Exhausting system recirculation:

  • Short-circuiting between last through and duct inlet
  • Induced by excessive duct inlet proximity to fresh air source

Control methods:

  • Maintain minimum 30 ft separation (or $L > 3D_{\text{heading}}$)
  • Install flow straighteners at last through connection
  • Barrier curtains to direct airflow along floor before reaching inlet

The recirculation fraction for forcing systems:

$$R = \frac{C_{\text{outlet}} - C_{\text{fresh}}}{C_{\text{face}} - C_{\text{fresh}}}$$

Where $C$ represents tracer gas concentration. MSHA requires $R < 0.25$ for compliance with 75.325.

Regulatory Framework

MSHA regulations (30 CFR Part 75) govern auxiliary ventilation:

  • 75.325: Requires air reaching working face to contain at least 19.5% oxygen, not more than 0.5% CO₂, and maintain quality standards
  • 75.326: Air quantity requirements based on face advancement rate and methane liberation
  • 75.330: Face ventilation controls and air velocity requirements (minimum 60 fpm in intake)
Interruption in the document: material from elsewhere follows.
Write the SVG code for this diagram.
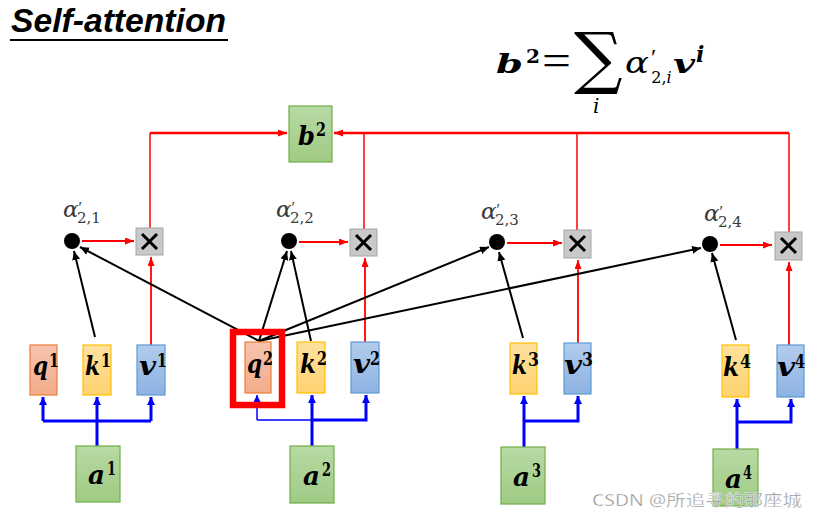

System selection must consider the regulatory requirement for continuous ventilation during all face operations, influencing overlap system implementation and redundancy planning.

Selection Methodology

Choose forcing when:

  • Low methane liberation (< 0.5 cfm/ton production)
  • High advancement rates requiring frequent duct repositioning
  • Limited capital budget for duct systems
  • Hot, dry conditions where air cooling beneficial

Choose exhausting when:

  • Gassy conditions (> 1.0 cfm/ton methane)
  • DPM levels approaching permissible exposure limit
  • Regulatory emphasis on working face air quality
  • Integration with scrubber systems required

Choose overlap when:

  • Zero-downtime ventilation mandatory
  • MSHA enforcement history indicates ventilation gaps
  • Production rates justify system complexity costs

The decision matrix should incorporate site-specific factors including heading dimensions, production equipment, thermal conditions, and strata gas characteristics to optimize worker protection and operational efficiency.